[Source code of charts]
_ _ _ _ _ _ _

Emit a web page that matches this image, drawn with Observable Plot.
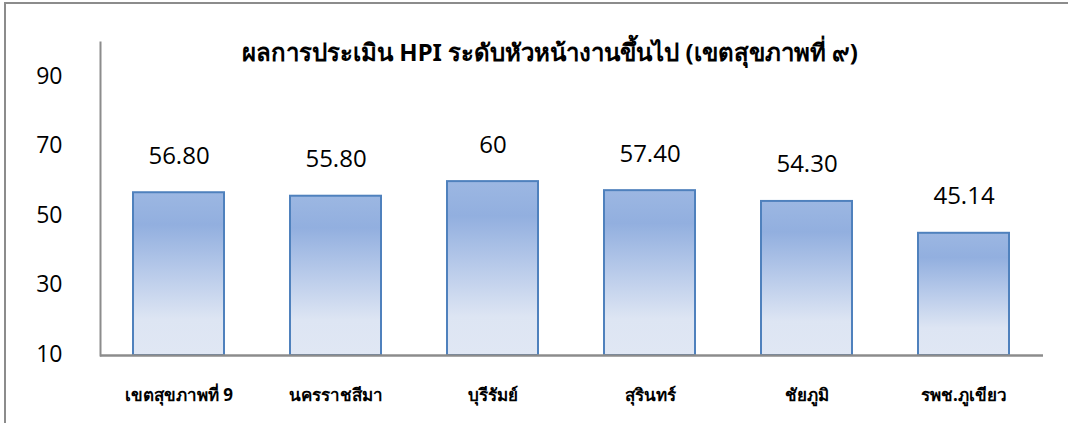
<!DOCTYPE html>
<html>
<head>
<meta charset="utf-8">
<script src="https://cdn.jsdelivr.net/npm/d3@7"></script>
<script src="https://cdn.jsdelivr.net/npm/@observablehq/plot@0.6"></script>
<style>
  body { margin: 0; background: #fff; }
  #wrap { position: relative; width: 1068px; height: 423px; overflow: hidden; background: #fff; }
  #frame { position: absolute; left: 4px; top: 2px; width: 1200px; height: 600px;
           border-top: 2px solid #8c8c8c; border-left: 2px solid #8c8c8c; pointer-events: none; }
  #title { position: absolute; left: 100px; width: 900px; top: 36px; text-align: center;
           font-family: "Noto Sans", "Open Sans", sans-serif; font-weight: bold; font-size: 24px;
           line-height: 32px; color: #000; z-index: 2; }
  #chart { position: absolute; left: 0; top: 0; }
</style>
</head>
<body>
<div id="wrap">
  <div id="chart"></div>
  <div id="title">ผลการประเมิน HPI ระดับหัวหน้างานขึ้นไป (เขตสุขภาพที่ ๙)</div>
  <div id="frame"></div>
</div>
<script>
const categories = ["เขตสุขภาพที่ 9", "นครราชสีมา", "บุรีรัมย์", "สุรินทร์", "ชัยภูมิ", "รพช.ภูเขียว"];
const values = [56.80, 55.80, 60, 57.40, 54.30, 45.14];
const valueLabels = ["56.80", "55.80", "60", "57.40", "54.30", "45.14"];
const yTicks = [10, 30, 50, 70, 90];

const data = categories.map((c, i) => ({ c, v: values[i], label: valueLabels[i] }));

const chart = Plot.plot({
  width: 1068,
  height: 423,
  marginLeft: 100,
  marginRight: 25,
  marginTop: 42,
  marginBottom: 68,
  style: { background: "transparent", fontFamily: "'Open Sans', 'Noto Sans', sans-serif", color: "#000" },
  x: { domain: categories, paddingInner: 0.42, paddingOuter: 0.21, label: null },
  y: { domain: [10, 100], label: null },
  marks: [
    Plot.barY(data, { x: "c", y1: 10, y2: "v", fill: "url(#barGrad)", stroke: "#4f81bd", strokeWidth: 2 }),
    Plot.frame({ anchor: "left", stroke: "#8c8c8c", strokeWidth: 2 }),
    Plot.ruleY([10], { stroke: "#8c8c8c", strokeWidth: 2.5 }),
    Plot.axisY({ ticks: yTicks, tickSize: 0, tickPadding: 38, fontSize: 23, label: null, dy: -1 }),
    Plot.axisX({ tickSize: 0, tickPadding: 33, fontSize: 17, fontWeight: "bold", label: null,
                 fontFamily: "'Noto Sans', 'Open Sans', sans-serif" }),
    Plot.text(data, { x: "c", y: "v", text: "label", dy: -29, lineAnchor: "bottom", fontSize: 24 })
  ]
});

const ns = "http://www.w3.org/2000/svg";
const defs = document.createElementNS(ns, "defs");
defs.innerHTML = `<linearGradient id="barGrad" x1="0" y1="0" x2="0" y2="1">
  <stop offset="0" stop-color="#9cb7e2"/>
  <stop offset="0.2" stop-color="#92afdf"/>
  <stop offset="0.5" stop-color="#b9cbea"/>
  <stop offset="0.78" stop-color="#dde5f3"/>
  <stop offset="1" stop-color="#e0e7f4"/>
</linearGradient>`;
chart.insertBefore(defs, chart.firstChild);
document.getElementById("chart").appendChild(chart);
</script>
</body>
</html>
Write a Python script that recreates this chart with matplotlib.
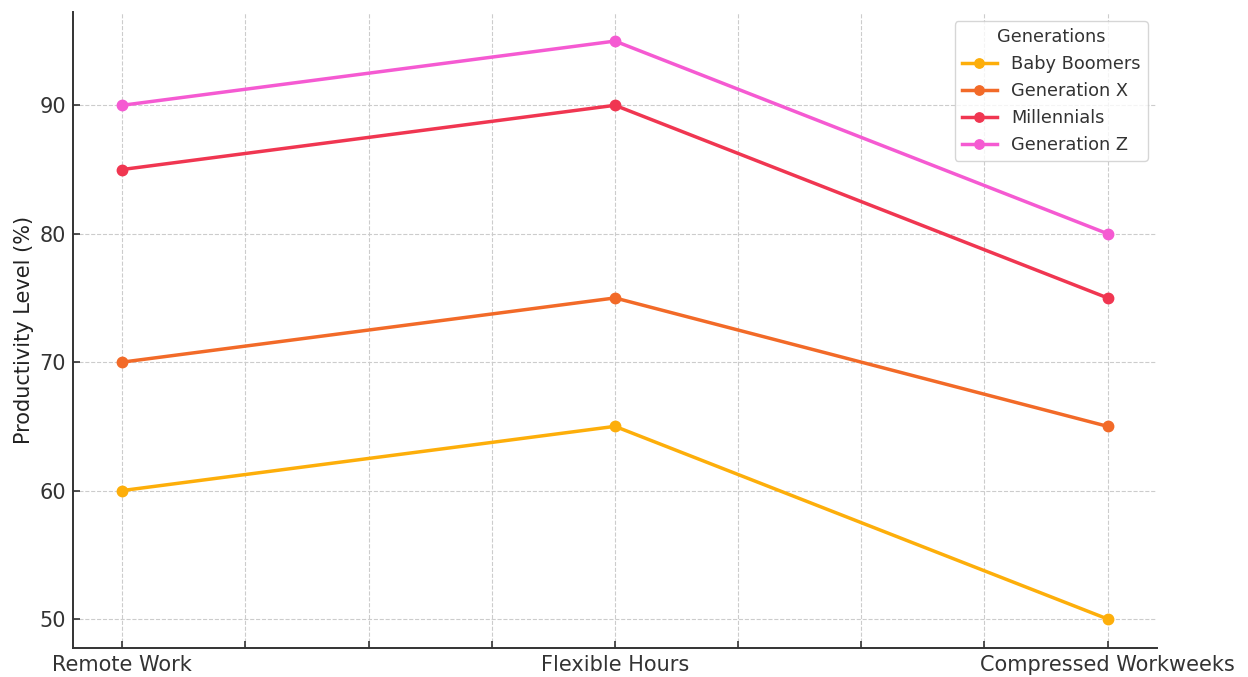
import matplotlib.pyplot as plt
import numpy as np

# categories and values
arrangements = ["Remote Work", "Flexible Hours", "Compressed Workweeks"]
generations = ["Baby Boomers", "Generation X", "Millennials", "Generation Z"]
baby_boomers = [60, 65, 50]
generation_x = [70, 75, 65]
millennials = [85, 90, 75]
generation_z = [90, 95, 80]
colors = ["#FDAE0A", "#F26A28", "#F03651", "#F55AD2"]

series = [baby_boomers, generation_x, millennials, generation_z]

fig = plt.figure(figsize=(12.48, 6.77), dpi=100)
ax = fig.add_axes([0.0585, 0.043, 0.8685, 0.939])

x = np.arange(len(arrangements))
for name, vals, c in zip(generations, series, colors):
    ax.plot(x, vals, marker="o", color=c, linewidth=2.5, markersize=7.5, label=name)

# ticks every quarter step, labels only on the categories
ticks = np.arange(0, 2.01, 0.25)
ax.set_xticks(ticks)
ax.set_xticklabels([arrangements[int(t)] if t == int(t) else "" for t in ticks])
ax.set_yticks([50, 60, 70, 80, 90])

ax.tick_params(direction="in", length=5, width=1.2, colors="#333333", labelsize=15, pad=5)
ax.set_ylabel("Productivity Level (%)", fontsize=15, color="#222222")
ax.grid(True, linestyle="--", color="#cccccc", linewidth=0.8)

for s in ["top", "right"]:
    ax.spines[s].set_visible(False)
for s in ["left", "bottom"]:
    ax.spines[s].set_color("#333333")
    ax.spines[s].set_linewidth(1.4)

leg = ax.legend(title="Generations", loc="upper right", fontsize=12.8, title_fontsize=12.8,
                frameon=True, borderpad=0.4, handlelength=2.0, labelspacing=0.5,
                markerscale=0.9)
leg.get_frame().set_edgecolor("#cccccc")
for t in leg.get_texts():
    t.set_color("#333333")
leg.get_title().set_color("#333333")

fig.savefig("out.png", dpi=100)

_ _ _ _ _ _ _

What you return should match the records above word for word, minus the pictures.

Task solution>
Emit a web page that matches this image, drawn with Observable Plot.
<!DOCTYPE html>
<html>
<head>
<meta charset="utf-8">
<script src="https://cdn.jsdelivr.net/npm/d3@7"></script>
<script src="https://cdn.jsdelivr.net/npm/@observablehq/plot@0.6"></script>
<style>
  body { margin: 0; background: #fff; }
  #wrap { position: relative; width: 1068px; height: 423px; overflow: hidden; background: #fff; }
  #frame { position: absolute; left: 4px; top: 2px; width: 1200px; height: 600px;
           border-top: 2px solid #8c8c8c; border-left: 2px solid #8c8c8c; pointer-events: none; }
  #title { position: absolute; left: 100px; width: 900px; top: 36px; text-align: center;
           font-family: "Noto Sans", "Open Sans", sans-serif; font-weight: bold; font-size: 24px;
           line-height: 32px; color: #000; z-index: 2; }
  #chart { position: absolute; left: 0; top: 0; }
</style>
</head>
<body>
<div id="wrap">
  <div id="chart"></div>
  <div id="title">ผลการประเมิน HPI ระดับหัวหน้างานขึ้นไป (เขตสุขภาพที่ ๙)</div>
  <div id="frame"></div>
</div>
<script>
const categories = ["เขตสุขภาพที่ 9", "นครราชสีมา", "บุรีรัมย์", "สุรินทร์", "ชัยภูมิ", "รพช.ภูเขียว"];
const values = [56.80, 55.80, 60, 57.40, 54.30, 45.14];
const valueLabels = ["56.80", "55.80", "60", "57.40", "54.30", "45.14"];
const yTicks = [10, 30, 50, 70, 90];

const data = categories.map((c, i) => ({ c, v: values[i], label: valueLabels[i] }));

const chart = Plot.plot({
  width: 1068,
  height: 423,
  marginLeft: 100,
  marginRight: 25,
  marginTop: 42,
  marginBottom: 68,
  style: { background: "transparent", fontFamily: "'Open Sans', 'Noto Sans', sans-serif", color: "#000" },
  x: { domain: categories, paddingInner: 0.42, paddingOuter: 0.21, label: null },
  y: { domain: [10, 100], label: null },
  marks: [
    Plot.barY(data, { x: "c", y1: 10, y2: "v", fill: "url(#barGrad)", stroke: "#4f81bd", strokeWidth: 2 }),
    Plot.frame({ anchor: "left", stroke: "#8c8c8c", strokeWidth: 2 }),
    Plot.ruleY([10], { stroke: "#8c8c8c", strokeWidth: 2.5 }),
    Plot.axisY({ ticks: yTicks, tickSize: 0, tickPadding: 38, fontSize: 23, label: null, dy: -1 }),
    Plot.axisX({ tickSize: 0, tickPadding: 33, fontSize: 17, fontWeight: "bold", label: null,
                 fontFamily: "'Noto Sans', 'Open Sans', sans-serif" }),
    Plot.text(data, { x: "c", y: "v", text: "label", dy: -29, lineAnchor: "bottom", fontSize: 24 })
  ]
});

const ns = "http://www.w3.org/2000/svg";
const defs = document.createElementNS(ns, "defs");
defs.innerHTML = `<linearGradient id="barGrad" x1="0" y1="0" x2="0" y2="1">
  <stop offset="0" stop-color="#9cb7e2"/>
  <stop offset="0.2" stop-color="#92afdf"/>
  <stop offset="0.5" stop-color="#b9cbea"/>
  <stop offset="0.78" stop-color="#dde5f3"/>
  <stop offset="1" stop-color="#e0e7f4"/>
</linearGradient>`;
chart.insertBefore(defs, chart.firstChild);
document.getElementById("chart").appendChild(chart);
</script>
</body>
</html>
Write a Python script that recreates this chart with matplotlib.
import matplotlib.pyplot as plt
import numpy as np

# categories and values
arrangements = ["Remote Work", "Flexible Hours", "Compressed Workweeks"]
generations = ["Baby Boomers", "Generation X", "Millennials", "Generation Z"]
baby_boomers = [60, 65, 50]
generation_x = [70, 75, 65]
millennials = [85, 90, 75]
generation_z = [90, 95, 80]
colors = ["#FDAE0A", "#F26A28", "#F03651", "#F55AD2"]

series = [baby_boomers, generation_x, millennials, generation_z]

fig = plt.figure(figsize=(12.48, 6.77), dpi=100)
ax = fig.add_axes([0.0585, 0.043, 0.8685, 0.939])

x = np.arange(len(arrangements))
for name, vals, c in zip(generations, series, colors):
    ax.plot(x, vals, marker="o", color=c, linewidth=2.5, markersize=7.5, label=name)

# ticks every quarter step, labels only on the categories
ticks = np.arange(0, 2.01, 0.25)
ax.set_xticks(ticks)
ax.set_xticklabels([arrangements[int(t)] if t == int(t) else "" for t in ticks])
ax.set_yticks([50, 60, 70, 80, 90])

ax.tick_params(direction="in", length=5, width=1.2, colors="#333333", labelsize=15, pad=5)
ax.set_ylabel("Productivity Level (%)", fontsize=15, color="#222222")
ax.grid(True, linestyle="--", color="#cccccc", linewidth=0.8)

for s in ["top", "right"]:
    ax.spines[s].set_visible(False)
for s in ["left", "bottom"]:
    ax.spines[s].set_color("#333333")
    ax.spines[s].set_linewidth(1.4)

leg = ax.legend(title="Generations", loc="upper right", fontsize=12.8, title_fontsize=12.8,
                frameon=True, borderpad=0.4, handlelength=2.0, labelspacing=0.5,
                markerscale=0.9)
leg.get_frame().set_edgecolor("#cccccc")
for t in leg.get_texts():
    t.set_color("#333333")
leg.get_title().set_color("#333333")

fig.savefig("out.png", dpi=100)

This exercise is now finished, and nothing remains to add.